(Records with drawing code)

---------------

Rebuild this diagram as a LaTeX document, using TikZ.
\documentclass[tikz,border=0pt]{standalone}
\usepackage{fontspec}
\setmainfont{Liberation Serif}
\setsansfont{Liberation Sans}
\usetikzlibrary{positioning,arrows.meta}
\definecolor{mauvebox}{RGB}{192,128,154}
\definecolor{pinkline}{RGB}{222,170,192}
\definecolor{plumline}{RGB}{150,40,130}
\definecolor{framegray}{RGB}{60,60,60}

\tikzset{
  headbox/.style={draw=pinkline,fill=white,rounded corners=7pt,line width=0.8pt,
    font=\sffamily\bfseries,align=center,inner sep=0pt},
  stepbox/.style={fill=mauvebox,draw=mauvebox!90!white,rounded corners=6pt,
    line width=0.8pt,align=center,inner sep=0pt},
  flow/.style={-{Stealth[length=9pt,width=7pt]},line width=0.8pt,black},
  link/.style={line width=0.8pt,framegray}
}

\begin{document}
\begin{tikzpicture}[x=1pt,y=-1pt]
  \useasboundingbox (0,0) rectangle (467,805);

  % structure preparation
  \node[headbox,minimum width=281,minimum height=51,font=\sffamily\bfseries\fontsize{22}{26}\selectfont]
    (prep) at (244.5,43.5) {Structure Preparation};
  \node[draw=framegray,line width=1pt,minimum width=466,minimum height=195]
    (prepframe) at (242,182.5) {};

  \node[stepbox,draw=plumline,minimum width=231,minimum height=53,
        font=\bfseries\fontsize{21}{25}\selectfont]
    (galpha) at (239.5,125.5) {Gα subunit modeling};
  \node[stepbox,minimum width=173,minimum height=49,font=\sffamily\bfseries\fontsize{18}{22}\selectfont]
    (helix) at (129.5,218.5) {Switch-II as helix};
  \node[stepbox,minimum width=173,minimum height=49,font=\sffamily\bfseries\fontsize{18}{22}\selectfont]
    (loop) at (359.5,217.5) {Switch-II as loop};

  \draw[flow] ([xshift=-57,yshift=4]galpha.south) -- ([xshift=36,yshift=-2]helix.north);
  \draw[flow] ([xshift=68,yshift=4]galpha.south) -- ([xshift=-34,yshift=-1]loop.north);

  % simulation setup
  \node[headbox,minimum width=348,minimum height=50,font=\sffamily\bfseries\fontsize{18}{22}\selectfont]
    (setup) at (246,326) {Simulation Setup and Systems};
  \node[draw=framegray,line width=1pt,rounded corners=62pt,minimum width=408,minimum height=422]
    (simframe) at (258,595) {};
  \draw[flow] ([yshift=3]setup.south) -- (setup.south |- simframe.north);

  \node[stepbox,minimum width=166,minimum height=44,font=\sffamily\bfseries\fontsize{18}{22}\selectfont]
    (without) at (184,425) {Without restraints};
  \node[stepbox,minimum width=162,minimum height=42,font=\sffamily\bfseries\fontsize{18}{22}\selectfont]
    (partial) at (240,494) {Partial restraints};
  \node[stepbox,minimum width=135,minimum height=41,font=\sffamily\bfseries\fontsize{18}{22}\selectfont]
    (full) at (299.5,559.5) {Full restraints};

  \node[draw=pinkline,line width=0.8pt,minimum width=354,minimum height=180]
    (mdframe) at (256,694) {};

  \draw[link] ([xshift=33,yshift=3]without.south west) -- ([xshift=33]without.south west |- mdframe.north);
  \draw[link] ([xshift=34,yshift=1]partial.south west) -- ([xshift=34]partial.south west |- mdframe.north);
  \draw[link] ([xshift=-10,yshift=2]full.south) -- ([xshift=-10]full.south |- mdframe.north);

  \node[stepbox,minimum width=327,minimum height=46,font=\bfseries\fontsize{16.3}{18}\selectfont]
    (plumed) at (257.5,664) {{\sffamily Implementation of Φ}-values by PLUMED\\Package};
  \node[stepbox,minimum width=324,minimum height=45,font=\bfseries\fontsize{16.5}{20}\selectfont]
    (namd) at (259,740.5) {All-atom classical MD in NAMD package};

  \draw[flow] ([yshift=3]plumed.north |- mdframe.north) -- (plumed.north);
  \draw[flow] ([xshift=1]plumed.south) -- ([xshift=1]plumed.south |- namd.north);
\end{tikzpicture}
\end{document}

---------------

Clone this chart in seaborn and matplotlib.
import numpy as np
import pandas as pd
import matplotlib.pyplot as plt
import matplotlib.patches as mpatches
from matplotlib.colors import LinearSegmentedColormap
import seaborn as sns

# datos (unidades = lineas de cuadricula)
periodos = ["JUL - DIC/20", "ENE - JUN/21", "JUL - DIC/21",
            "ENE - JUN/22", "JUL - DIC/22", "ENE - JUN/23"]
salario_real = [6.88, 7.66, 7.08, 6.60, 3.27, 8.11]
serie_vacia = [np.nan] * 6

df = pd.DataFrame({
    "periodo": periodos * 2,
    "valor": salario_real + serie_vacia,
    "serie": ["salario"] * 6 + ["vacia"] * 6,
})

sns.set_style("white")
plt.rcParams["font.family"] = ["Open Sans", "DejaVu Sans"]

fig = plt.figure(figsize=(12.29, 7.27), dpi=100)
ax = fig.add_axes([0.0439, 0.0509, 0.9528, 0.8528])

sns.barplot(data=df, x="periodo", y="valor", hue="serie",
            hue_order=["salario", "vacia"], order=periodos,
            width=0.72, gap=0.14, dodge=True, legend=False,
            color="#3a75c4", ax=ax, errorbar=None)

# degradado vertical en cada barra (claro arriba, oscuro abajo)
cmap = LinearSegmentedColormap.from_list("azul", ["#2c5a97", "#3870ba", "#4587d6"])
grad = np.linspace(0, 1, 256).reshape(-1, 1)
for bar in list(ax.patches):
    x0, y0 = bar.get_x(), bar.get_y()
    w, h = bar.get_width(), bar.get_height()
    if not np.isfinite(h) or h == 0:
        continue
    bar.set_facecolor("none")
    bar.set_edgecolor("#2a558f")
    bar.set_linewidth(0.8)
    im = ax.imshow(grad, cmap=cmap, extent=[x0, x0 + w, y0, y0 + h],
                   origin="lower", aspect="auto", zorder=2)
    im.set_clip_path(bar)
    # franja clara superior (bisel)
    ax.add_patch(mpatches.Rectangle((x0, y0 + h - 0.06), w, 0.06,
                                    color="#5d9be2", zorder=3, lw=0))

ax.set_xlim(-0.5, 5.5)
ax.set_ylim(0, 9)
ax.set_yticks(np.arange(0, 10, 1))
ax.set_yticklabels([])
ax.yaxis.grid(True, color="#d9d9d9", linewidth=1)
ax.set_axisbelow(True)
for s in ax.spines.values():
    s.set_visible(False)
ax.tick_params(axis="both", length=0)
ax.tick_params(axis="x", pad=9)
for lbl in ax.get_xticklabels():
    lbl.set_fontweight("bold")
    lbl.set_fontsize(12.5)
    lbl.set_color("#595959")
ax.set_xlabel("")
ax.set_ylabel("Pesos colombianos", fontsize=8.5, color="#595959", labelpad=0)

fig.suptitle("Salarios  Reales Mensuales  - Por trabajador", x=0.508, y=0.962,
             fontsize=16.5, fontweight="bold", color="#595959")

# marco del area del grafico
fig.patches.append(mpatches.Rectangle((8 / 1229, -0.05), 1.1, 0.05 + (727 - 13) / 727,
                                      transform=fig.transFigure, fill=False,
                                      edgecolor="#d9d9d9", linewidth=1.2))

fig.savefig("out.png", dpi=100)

---------------

(WHAT THE EXERCISE ASKS):
Everything from the line with "Clone this chart in seaborn and matplotlib." through the line with "import seaborn as sns", both ends included, should be repeated exactly; nothing else should appear.

(FULL RESPONSE):
Clone this chart in seaborn and matplotlib.
import numpy as np
import pandas as pd
import matplotlib.pyplot as plt
import matplotlib.patches as mpatches
from matplotlib.colors import LinearSegmentedColormap
import seaborn as sns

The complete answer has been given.